Quand la police était exclusivement… municipale
Police d’un côté, gendarmerie de l’autre. Comment en est-on arrivé là ? Historiquement, en France, la notion de police est attachée à la ville. « À la Révolution, il a été décidé que c’était aux pouvoirs municipaux d’apporter sûreté, défense de la propriété ou respect de l’hygiène aux habitants d’une commune, explique l’historien bourguignon Jean-Marc Berlière (*). En 1794, toutes les villes de plus de 5 000 habitants devaient avoir un commissaire. » D’abord élu, celui-ci est rapidement désigné par l’exécutif : la mesure est prise sous le Directoire, par un Bonaparte qui veut commencer à imposer sa loi sur tout le territoire.
Tout au long du XIXe siècle, et jusqu’à la Deuxième Guerre mondiale, la police urbaine est indépendante dans chaque ville. Sur le reste du territoire, c’est la gendarmerie nationale – issue de la maréchaussée de l’Ancien régime – qui est chargée de la police des campagnes et de la sécurisation des voies de communication.
Sous Vichy, les polices passent sous le contrôle de l’État
Au début du XXe siècle, ce schéma est mis à mal. À cette époque, « il y a environ 17 000 gendarmes qui ont des dizaines de choses à faire, rappelle Jean-Marc Berlière. Ils sont débordés. » Ce sont eux notamment qui vont sur les grèves, marquant les prémices de la gendarmerie mobile. Les policiers, eux, se trouvent démunis quand les malfaiteurs quittent leur ville, d’autant qu’aucun lien s’existe entre les policiers de deux villes.
Des malfrats comme ceux de la bande à Bonnot profitent de ces faiblesses pour multiplier les attaques. « La presse les a racontées avec délice, dans un mariage du sang et de l’encre, en donnant une impression de sécurité et avec cette question : que font les pouvoirs publics ? »

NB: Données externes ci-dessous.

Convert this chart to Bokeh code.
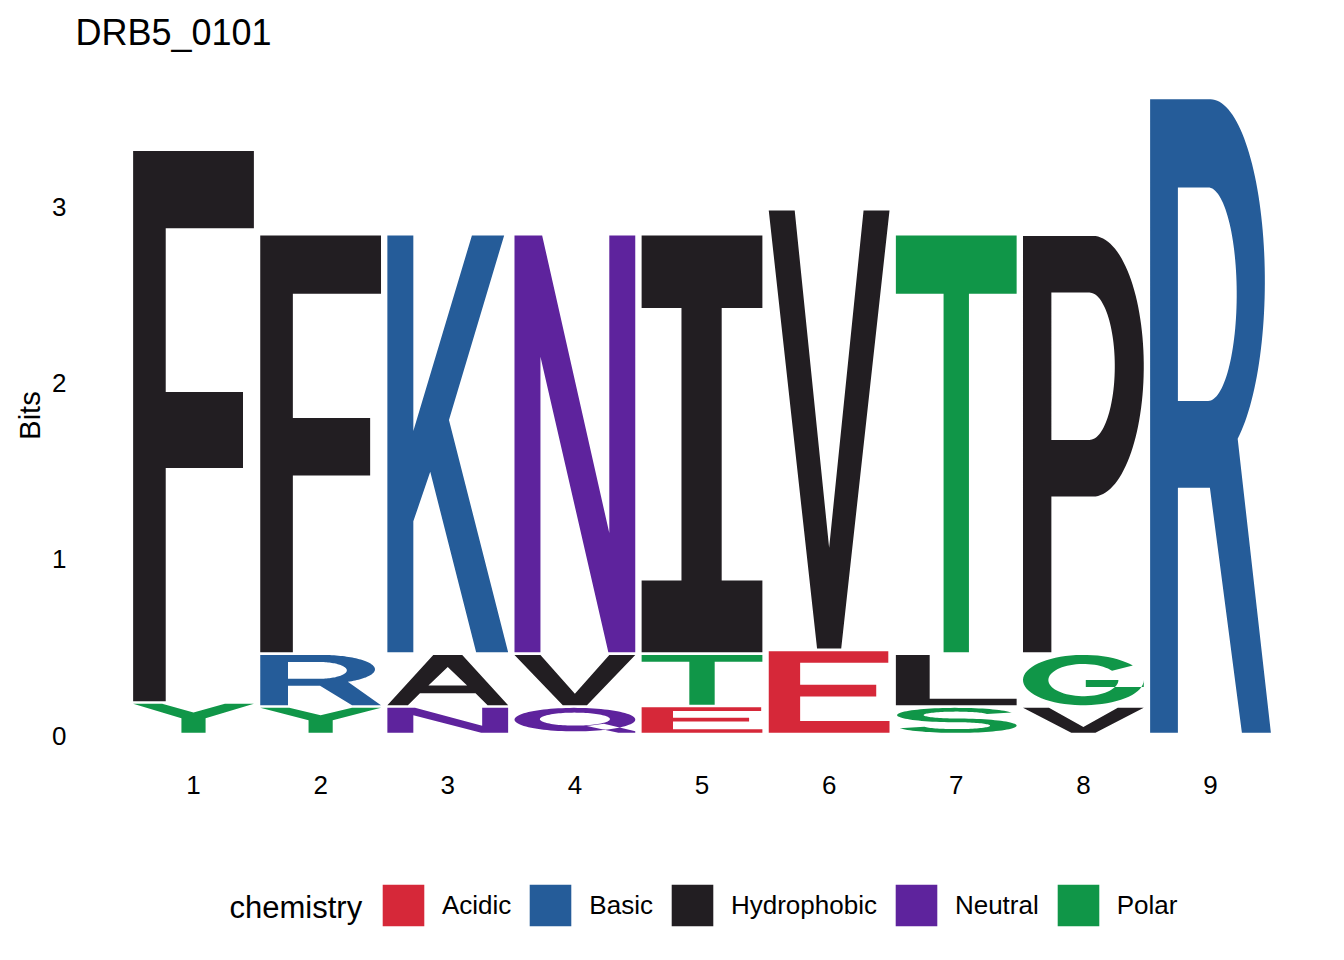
import numpy as np
from bokeh.plotting import figure
from bokeh.layouts import column
from bokeh.models import Range1d, FixedTicker, ColumnDataSource, Legend, LegendItem, Label
from bokeh.embed import file_html
from bokeh.resources import INLINE

# ---------------- data ----------------
title_text = "DRB5_0101"
positions = [1, 2, 3, 4, 5, 6, 7, 8, 9]
# letters of each stack, bottom to top
stack_letters = [["Y", "F"], ["Y", "R", "F"], ["N", "A", "K"], ["Q", "V", "N"],
                 ["E", "T", "I"], ["E", "V"], ["S", "L", "T"], ["V", "G", "P"], ["R"]]
# information (bits) carried by each letter, bottom to top
stack_bits = [[0.18, 3.14], [0.157, 0.301, 2.383], [0.157, 0.301, 2.383],
              [0.157, 0.301, 2.383], [0.16, 0.298, 2.383], [0.479, 2.504],
              [0.157, 0.301, 2.383], [0.157, 0.301, 2.38], [3.614]]
y_ticks = [0, 1, 2, 3]
legend_title = "chemistry"
chem_names = ["Acidic", "Basic", "Hydrophobic", "Neutral", "Polar"]
chem_colors = ["#D62839", "#255C99", "#221E22", "#5E239D", "#109648"]
chem_members = ["DE", "KRH", "AVLIPWFM", "QN", "GSTYC"]

# ---------------- letter outlines in a unit box ----------------
def arc(cx, cy, rx, ry, a0, a1, n=64):
    t = np.radians(np.linspace(a0, a1, n))
    return [(cx + rx * np.cos(a), cy + ry * np.sin(a)) for a in t]

def ring_seg(cx, cy, ax, ay, bx, by, a0, a1):
    return arc(cx, cy, ax, ay, a0, a1) + arc(cx, cy, bx, by, a1, a0)

def area(r):
    x = np.array([q[0] for q in r]); y = np.array([q[1] for q in r])
    return 0.5 * np.sum(x * np.roll(y, -1) - np.roll(x, -1) * y)

def orient(poly):
    ext = poly[0]
    out = [ext]
    for h in poly[1:]:
        if np.sign(area(h)) == np.sign(area(ext)):
            h = h[::-1]
        out.append(h)
    return out

SHAPES = {
    "F": [[[(0, 0), (0.27, 0), (0.27, 0.424), (0.91, 0.424), (0.91, 0.562), (0.27, 0.562),
            (0.27, 0.86), (1, 0.86), (1, 1), (0, 1)]]],
    "Y": [[[(0.40, 0), (0.60, 0), (0.60, 0.5), (1, 1), (0.76, 1), (0.5, 0.7), (0.24, 1),
            (0, 1), (0.40, 0.5)]]],
    "R": [[[(0, 0), (0, 1), (0.5, 1)] + arc(0.5, 0.713, 0.45, 0.287, 90, -60)
           + [(1, 0), (0.76, 0), (0.495, 0.387), (0.23, 0.387), (0.23, 0)],
           [(0.23, 0.524)] + arc(0.48, 0.6925, 0.237, 0.1685, -90, 90) + [(0.23, 0.861)]]],
    "P": [[[(0, 0), (0.235, 0), (0.235, 0.374), (0.58, 0.374)]
           + arc(0.58, 0.687, 0.42, 0.313, -90, 90) + [(0, 1)],
           [(0.235, 0.51), (0.55, 0.51)] + arc(0.55, 0.687, 0.21, 0.177, -90, 90)
           + [(0.235, 0.864)]]],
    "K": [[[(0, 0), (0.215, 0), (0.215, 0.314), (0.355, 0.433), (0.735, 0), (1, 0),
            (0.51, 0.557), (0.967, 1), (0.70, 1), (0.215, 0.531), (0.215, 1), (0, 1)]]],
    "N": [[[(0, 0), (0.215, 0), (0.215, 0.709), (0.777, 0), (1, 0), (1, 1), (0.785, 1),
            (0.785, 0.286), (0.229, 1), (0, 1)]]],
    "I": [[[(0, 0), (1, 0), (1, 0.172), (0.663, 0.172), (0.663, 0.826), (1, 0.826), (1, 1),
            (0, 1), (0, 0.826), (0.33, 0.826), (0.33, 0.172), (0, 0.172)]]],
    "V": [[[(0, 1), (0.215, 1), (0.5, 0.23), (0.785, 1), (1, 1), (0.6, 0), (0.4, 0)]]],
    "T": [[[(0, 1), (1, 1), (1, 0.86), (0.605, 0.86), (0.605, 0), (0.395, 0),
            (0.395, 0.86), (0, 0.86)]]],
    "E": [[[(0, 0), (1, 0), (1, 0.145), (0.26, 0.145), (0.26, 0.445), (0.89, 0.445),
            (0.89, 0.59), (0.26, 0.59), (0.26, 0.86), (0.99, 0.86), (0.99, 1), (0, 1)]]],
    "L": [[[(0, 0), (1, 0), (1, 0.13), (0.28, 0.13), (0.28, 1), (0, 1)]]],
    "A": [[[(0, 0), (0.17, 0), (0.27, 0.24), (0.73, 0.24), (0.83, 0), (1, 0), (0.62, 1),
            (0.38, 1)],
           [(0.34, 0.39), (0.66, 0.39), (0.5, 0.76)]]],
    "Q": [[arc(0.5, 0.53, 0.5, 0.47, 0, 360, 96), arc(0.5, 0.55, 0.29, 0.26, 0, 360, 96)],
          [[(0.60, 0.27), (0.74, 0.36), (1.0, 0.06), (1.0, 0.0), (0.86, 0.0)]]],
    "S": [[ring_seg(0.5, 0.7125, 0.49, 0.2875, 0.27, 0.1375, 20, 270)],
          [ring_seg(0.5, 0.2875, 0.5, 0.2875, 0.28, 0.1375, 90, -160)]],
    "G": [[ring_seg(0.5, 0.5, 0.5, 0.5, 0.29, 0.32, 35, 360)],
          [[(0.52, 0.36), (1.0, 0.36), (1.0, 0.5), (0.52, 0.5)]]],
}

letter_width = 0.95
gap = 0.015

groups = {n: dict(xs=[], ys=[]) for n in chem_names}
for pos, letters, bits in zip(positions, stack_letters, stack_bits):
    y0 = 0.0
    for let, h in zip(letters, bits):
        y1 = y0 + h
        lo, hi = y0 + gap, y1
        x_left = pos - letter_width / 2
        gx, gy = [], []
        for poly in SHAPES[let]:
            poly = orient(poly)
            gx.append([[x_left + u * letter_width for u, v in ring] for ring in poly])
            gy.append([[lo + v * (hi - lo) for u, v in ring] for ring in poly])
        chem = next(n for n, m in zip(chem_names, chem_members) if let in m)
        groups[chem]["xs"].append(gx)
        groups[chem]["ys"].append(gy)
        y0 = y1

FONT = "Liberation Sans"
W = 1336
LEFT, RIGHT = 76, 8

def strip(height):
    f = figure(width=W, height=height, x_range=Range1d(LEFT, W - RIGHT),
               y_range=Range1d(0, height), output_backend="svg", toolbar_location=None,
               x_axis_location=None, y_axis_location=None,
               min_border_left=LEFT, min_border_right=RIGHT, min_border_top=0,
               min_border_bottom=0)
    f.outline_line_color = None
    f.xgrid.visible = False
    f.ygrid.visible = False
    return f

# ---------------- header strip with the title ----------------
H0 = 70
head = strip(H0)
head.add_layout(Label(x=75, y=H0 - 31.5, text=title_text, text_font=FONT,
                      text_font_size="36px", text_baseline="middle",
                      text_align="left", text_color="black"))

# ---------------- main logo figure ----------------
p = figure(width=W, height=750,
           x_range=Range1d(0.0796, 9.9282), y_range=Range1d(-0.142, 3.778),
           output_backend="svg", toolbar_location=None,
           min_border_left=LEFT, min_border_right=RIGHT, min_border_top=0,
           min_border_bottom=60)
p.outline_line_color = None
p.xgrid.visible = False
p.ygrid.visible = False

for name, color in zip(chem_names, chem_colors):
    src = ColumnDataSource(groups[name])
    p.multi_polygons(xs="xs", ys="ys", source=src, fill_color=color, line_color=None)

p.xaxis.ticker = FixedTicker(ticks=positions)
p.yaxis.ticker = FixedTicker(ticks=y_ticks)
for ax in (p.xaxis[0], p.yaxis[0]):
    ax.axis_line_color = None
    ax.major_tick_line_color = None
    ax.minor_tick_line_color = None
    ax.major_tick_out = 0
    ax.major_tick_in = 0
    ax.minor_tick_out = 0
    ax.minor_tick_in = 0
    ax.major_label_text_font = FONT
    ax.major_label_text_font_size = "26px"
    ax.major_label_text_color = "black"
p.xaxis.major_label_standoff = 15
p.yaxis.major_label_standoff = 10
p.yaxis.axis_label = "Bits"
p.yaxis.axis_label_text_font = FONT
p.yaxis.axis_label_text_font_size = "29px"
p.yaxis.axis_label_text_font_style = "normal"
p.yaxis.axis_label_text_color = "black"
p.yaxis.axis_label_standoff = 3

# ---------------- legend strip (pixel coordinates) ----------------
H2 = 135
q = strip(H2)
items = []
for name, color in zip(chem_names, chem_colors):
    # legend-only swatch renderer (no visible mark of its own)
    r = q.rect(x=[np.nan], y=[np.nan], width=1, height=1, fill_color=color, line_color=None)
    items.append(LegendItem(label=name, renderers=[r]))

legend = Legend(items=items, location=(377 - LEFT, 24), orientation="horizontal",
                glyph_width=52, glyph_height=52, label_standoff=13, spacing=13,
                padding=0, margin=0, border_line_color=None, background_fill_alpha=0,
                label_text_font=FONT, label_text_font_size="26px",
                label_text_color="black")
q.add_layout(legend)
q.add_layout(Label(x=229, y=48, text=legend_title, text_font=FONT,
                   text_font_size="31px", text_baseline="middle", text_align="left",
                   text_color="black"))

layout = column(head, p, q, spacing=0)
open("out.html", "w").write(file_html(layout, INLINE))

Un peu plus tôt, Louis-Napoléon Bonaparte et la IIIe République avaient montré des velléités de centralisation de la police. Mais c’est le régime de Vichy, en 1941, qui étatisera toutes les polices municipales de France. « Cela a été conservé à la Libération. Peu de maires ont demandé le retour des pouvoirs de police », explique Jean-Marc Berlière.
Le processus de centralisation s’est poursuivi avec le rattachement de la gendarmerie nationale au ministère de l’Intérieur, en 2009. Désormais réunis place Beauvau, policiers et gendarmes finiront-ils, un jour, par ne faire plus qu’un seul corps ?
(*) Auteur de Polices des temps noirs , Ed. Perrin.